Wednesday, January 20, 2010
Administrative Law Judge to Run for Superior Court
By SHERRI M. OKAMOTO, Staff Writer
Administrative Law Judge Nora A. Quinn yesterday told the MetNews she is planning to mount a campaign for an open seat on the Los Angeles Superior Court.
Quinn, who has spent the last year in the Van Nuys regional office of the Special Education Division of the Office of Administrative Hearings, said she was in the process of forming a campaign committee and will be retaining Stephen Kaufman as her campaign treasurer.
A former comedy writer, Quinn said she financed part of her first year of law school at UCLA by writing game show questions. After graduating in 1983, she clerked for U.S. District Judge Judith N. Keep of the Southern District of California, since deceased.
Irell & Manella
The attorney then returned to Los Angeles and joined Irell & Manella LLP where she served on the trial team for Candle Corp. v. Boole and Babbage Inc. 1985 WL 1087794, which Quinn said resulted in the invalidation of the first software patent ever issued.
She eventually left the firm to become the legal director of the Disability Rights Legal Center at Loyola Law School, and later relocated to San Luis Obispo with her husband, where she practiced with the general civil litigation firm of Miller & Walter.
Another move took her family to the Washington, D.C., area, and after a stint as a stay-at-home mom, Quinn began writing for the American Bar Association’s Mental & Physical Disability Law Reporter, then became a member of the ABA Section of Litigation Task Force.
“I would only take jobs with really long names,” she joked.
Quinn went on to open her own business, Civil Rights Investigations Inc., which investigated alleged civil rights violations, then returned to Los Angeles to open the Law Offices of Nora Quinn, doing disability rights and plaintiff’s employment work.

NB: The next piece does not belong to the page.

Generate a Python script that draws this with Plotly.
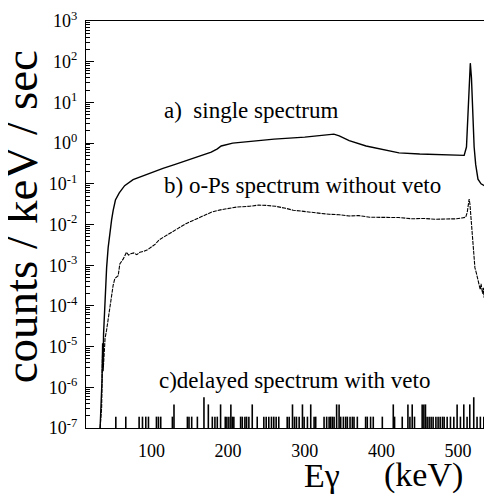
import plotly.graph_objects as go

# a) single spectrum (E in keV, counts/keV/sec)
single_E = [33, 34.5, 35.5, 36.3, 36.8, 37.5, 38.5, 39.5, 40.5, 41.5, 43.5, 45.7, 48, 50, 53, 58,
            65, 76, 90, 98, 115, 130, 145, 163, 178, 186, 191, 206, 228, 260, 300, 332, 338,
            345, 358, 380, 401.6, 423, 450, 488, 503.6, 508, 511, 513, 514.5, 516, 517.5, 519,
            521, 523, 526, 530, 536, 543]
single_V = [1e-7, 4e-7, 1.5e-6, 1.2e-5, 3e-6, 2e-5, 6e-5, 1.4e-4, 4e-4, 8.7e-4, 2.7e-3, 6.9e-3,
            1.3e-2, 2.2e-2, 4.0e-2, 6.0e-2, 9.0e-2, 0.126, 0.16, 0.186, 0.24, 0.295, 0.37, 0.47,
            0.6, 0.72, 0.85, 1.0, 1.1, 1.25, 1.4, 1.62, 1.66, 1.5, 1.15, 0.85, 0.69, 0.575, 0.54,
            0.525, 0.5, 0.5, 0.8, 5, 45, 92, 40, 5, 0.8, 0.3, 0.13, 0.1, 0.087, 0.072]

# b) o-Ps spectrum without veto
ops_E = [33, 35, 36, 36.5, 37, 38, 39.5, 41.4, 43.5, 46, 48, 50, 52.2, 54, 56.6, 58.7, 60.9, 63,
         65, 67.4, 70, 73, 77, 81, 85, 90, 95, 100, 105, 110, 118, 125, 137, 145, 152, 160, 170,
         178, 190, 200, 212, 228, 240, 250, 262, 275, 285, 295, 305, 318, 332, 345, 358, 370,
         385, 400, 415, 423, 440, 455, 470, 488, 498, 505, 510, 512, 513.5, 514.5, 515.5, 517,
         518.5, 520, 522, 524, 527, 529, 530, 532, 533, 534, 535.5, 536.5, 538, 539, 540, 541]
ops_V = [1.0e-7, 3.2e-7, 5.0e-6, 1.0e-5, 2.5e-6, 7.9e-6, 1.6e-5, 2.5e-5, 5.0e-5, 1.0e-4, 2.0e-4,
         3.2e-4, 4.7e-4, 5.0e-4, 5.5e-4, 1.07e-3, 1.29e-3, 1.41e-3, 1.66e-3, 2.09e-3, 1.78e-3,
         1.91e-3, 2.0e-3, 1.82e-3, 2.09e-3, 2.19e-3, 2.4e-3, 2.8e-3, 3.3e-3, 4.2e-3, 5.2e-3,
         6.3e-3, 8.9e-3, 1.05e-2, 1.2e-2, 1.41e-2, 1.74e-2, 2.0e-2, 2.29e-2, 2.5e-2, 2.7e-2,
         2.8e-2, 3.0e-2, 2.95e-2, 2.8e-2, 2.5e-2, 2.24e-2, 2.14e-2, 2.0e-2, 1.9e-2, 1.78e-2,
         1.74e-2, 1.62e-2, 1.66e-2, 1.51e-2, 1.48e-2, 1.45e-2, 1.48e-2, 1.38e-2, 1.41e-2,
         1.35e-2, 1.35e-2, 1.38e-2, 1.45e-2, 1.51e-2, 2.0e-2, 3.2e-2, 4.2e-2, 3.2e-2, 1.26e-2,
         5.6e-3, 2.2e-3, 8.7e-4, 6.3e-4, 3.5e-4, 2.5e-4, 3.5e-4, 2.0e-4, 2.8e-4, 1.6e-4, 2.5e-4,
         1.26e-4, 2.0e-4, 1.0e-4, 4.0e-5, 1.6e-4]

# c) delayed spectrum with veto: bar energies (keV) and counts
delay_E = [53.5, 66.5, 83.9, 88.3, 92.6, 96.1, 106.5, 109.1, 112.1, 127.3, 129.4, 146.9, 149,
           152.5, 159.9, 168.5, 174.2, 179.4, 182.8, 185.9, 190.2, 196.3, 198.4, 201, 203.6,
           205.5, 207.5, 216.3, 218.5, 221.9, 224.1, 227.1, 231.5, 238, 246.6, 249.7, 253.1,
           256.6, 259.6, 262.7, 266.1, 277.1, 279.7, 284, 286.6, 289.2, 292.7, 297, 299.2,
           303.5, 307.8, 312.2, 314.3, 325.2, 328.6, 331.8, 333.8, 336.1, 338.3, 341.6, 344.8,
           346.9, 350.4, 353.4, 355.6, 359.1, 362.1, 364.3, 368.6, 379.4, 381.6, 385.9, 389.4,
           401.2, 415.5, 417.2, 427.2, 434.6, 437.2, 440.2, 443.2, 453.2, 455.4, 457.5, 459.7,
           462.3, 464.9, 467.5, 471.1, 474, 476.7, 479.7, 481.9, 485.8, 490.1, 494.5, 498.8,
           503.1, 507.5, 511.8, 515.3, 520.5, 524.8, 529.1, 533.6, 540.1]
delay_N = [1, 1, 1, 1, 1, 1, 1, 1, 1, 1, 2, 1, 1,
           1, 1, 3, 2, 1, 1, 1, 2, 1, 1, 1, 2,
           1, 1, 1, 1, 1, 1, 1, 2, 1, 1, 1, 1,
           1, 1, 1, 1, 1, 1, 2, 1, 1, 1, 2, 1,
           1, 2, 1, 1, 1, 1, 1, 1, 1, 1, 2, 2,
           1, 1, 1, 1, 1, 1, 1, 1, 1, 1, 1, 1,
           1, 2, 1, 1, 2, 1, 2, 1, 2, 2, 2, 1,
           1, 1, 1, 1, 1, 1, 1, 1, 1, 1, 1, 2,
           1, 2, 1, 2, 3, 1, 1, 1, 1]
rate_per_count = 1.9e-7

y_tick_vals = [1e-7, 1e-6, 1e-5, 1e-4, 1e-3, 1e-2, 1e-1, 1e0, 1e1, 1e2, 1e3]
y_tick_text = ["10<sup>-7</sup>", "10<sup>-6</sup>", "10<sup>-5</sup>", "10<sup>-4</sup>",
               "10<sup>-3</sup>", "10<sup>-2</sup>", "10<sup>-1</sup>", "10<sup>0</sup>",
               "10<sup>1</sup>", "10<sup>2</sup>", "10<sup>3</sup>"]
x_tick_vals = [100, 200, 300, 400, 500]

FONT = "Liberation Serif, Times New Roman, Times, serif"

# build bar segments for delayed spectrum
bx, by = [], []
for e, n in zip(delay_E, delay_N):
    bx += [e, e, None]
    by += [1e-7, n * rate_per_count, None]

fig = go.Figure()
fig.add_trace(go.Scatter(x=bx, y=by, mode="lines", line=dict(color="black", width=1.6),
                         hoverinfo="skip", showlegend=False))
fig.add_trace(go.Scatter(x=ops_E, y=ops_V, mode="lines",
                         line=dict(color="black", width=1.1, dash="4px,1px"), showlegend=False))
fig.add_trace(go.Scatter(x=single_E, y=single_V, mode="lines",
                         line=dict(color="black", width=1.4), showlegend=False))

fig.update_layout(
    width=484, height=491,
    margin=dict(l=78, r=1, t=11, b=71),
    paper_bgcolor="white", plot_bgcolor="white",
    font=dict(family=FONT, color="black", size=18),
    xaxis=dict(range=[14.6, 543], showgrid=False, zeroline=False, showline=True,
               linecolor="black", linewidth=1.2, mirror=True, ticks="",
               tickvals=x_tick_vals, tickfont=dict(family=FONT, size=18),
               ticklabelstandoff=6),
    yaxis=dict(type="log", range=[-7, 3], showgrid=False, zeroline=False, showline=True,
               linecolor="black", linewidth=1.2, ticks="inside", ticklen=8,
               tickcolor="black", tickvals=y_tick_vals, ticktext=y_tick_text,
               tickfont=dict(family=FONT, size=18), ticklabelstandoff=4,
               ticklabeloverflow="allow",
               minor=dict(ticks="inside", ticklen=4, tickcolor="black", dtick="D1",
                          showgrid=False)),
    annotations=[
        dict(text="counts / keV / sec", x=-0.16, y=0.518, xref="paper", yref="paper",
             textangle=-90, showarrow=False, font=dict(family=FONT, size=47),
             xanchor="center", yanchor="middle"),
        dict(text="Eγ", x=(322 - 86) / 405, y=-0.116, xref="paper", yref="paper",
             showarrow=False, font=dict(family=FONT, size=34), xanchor="center",
             yanchor="middle"),
        dict(text="(keV)", x=(423 - 86) / 405, y=-0.116, xref="paper", yref="paper",
             showarrow=False, font=dict(family=FONT, size=34), xanchor="center",
             yanchor="middle"),
        dict(text="a)  single spectrum", x=(162 - 86) / 405, y=(428 - 109) / 409,
             xref="paper", yref="paper", showarrow=False, font=dict(family=FONT, size=23),
             xanchor="left", yanchor="middle"),
        dict(text="b) o-Ps spectrum without veto", x=(162 - 86) / 405, y=(428 - 184) / 409,
             xref="paper", yref="paper", showarrow=False, font=dict(family=FONT, size=23),
             xanchor="left", yanchor="middle"),
        dict(text="c)delayed spectrum with veto", x=(157 - 86) / 405, y=(428 - 380) / 409,
             xref="paper", yref="paper", showarrow=False, font=dict(family=FONT, size=23),
             xanchor="left", yanchor="middle"),
    ],
)

fig.write_html("out.html")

She was co-counsel in ACLU and Disability Rights Center in Miles v. County of Los Angeles, CV 02-03932 DT (JTLx), which resulted in a 2006 settlement requiring the county to improve courthouse accessibility.
In 2004, Quinn was appointed to the Equity Oversight Panel of the Los Angeles County Sheriff’s Department, which investigates discrimination allegations against sheriff’s employees.
She said the position “was a turning point” which made her realize that “what I wanted to do was to be the person who tried to solve the problems and tried to make good decisions that balanced everybody’s rights.”
Quinn said she filed an application for appointment with the governor’s office about a year ago and “test drove” a judgeship by sitting pro tem in about 50 matters.
Acknowledging that most of her experience has been in civil matters, the attorney said she “recognize[s] what areas I need to expand in” and has tried to obtain assignments for traffic arraignments and traffic trials since “it’s the closest I can come to criminal.”
Quinn said she has not yet decided which open seat she will pursue and, thus far, only two seats appear to be available.
The first belongs to Judge William Pounders, who has said he plans to step down when his term ends next January. Deputy District Attorney Alan K. Schneider filed papers for Pounders’ seat on Friday.
Schneider said it “was very humbling” to receive the “unsolicited” backing of Pounders—who told the MetNews last November that he would endorse Schneider—and that “it just seemed appropriate” to file for the judge’s seat.
The other available seat belongs to Judge William R. Weisman, who said he will retire in May.
Deputy Los Angeles City Attorney Thomas J. Griego said yesterday that he intends to file for Weisman’s seat. He explained it was “a real natural seat” for him to pursue considering his experience prosecuting drunken driving cases and that Weisman’s courtroom in Long Beach routinely handles such matters.
Other judicial hopefuls who have said they will be seeking an open seat in the June 8 primary race include Calabasas solo practitioner William M. Margolin; Deputy District Attorneys Valerie F. Salkin, Laurie Trammell Castaneda, and Lou Holtz Jr.; Beverly Hills attorney Mark K. Ameli; Special Assistant U.S. Attorney Christopher R. Garcia; Pasadena personal injury attorney Anthony de los Reyes; Los Angeles Superior Court Referee Randolph M. Hammock; and West Los Angeles attorney and mediator Elizabeth A. Moreno.
Candidates have been allowed to circulate paperwork to obtain signatures of registered voters to be submitted in lieu of a filing fee since Jan 4. and may file declarations of intent to run beginning Feb. 1. They must file final nomination documents between Feb. 16 and March 13.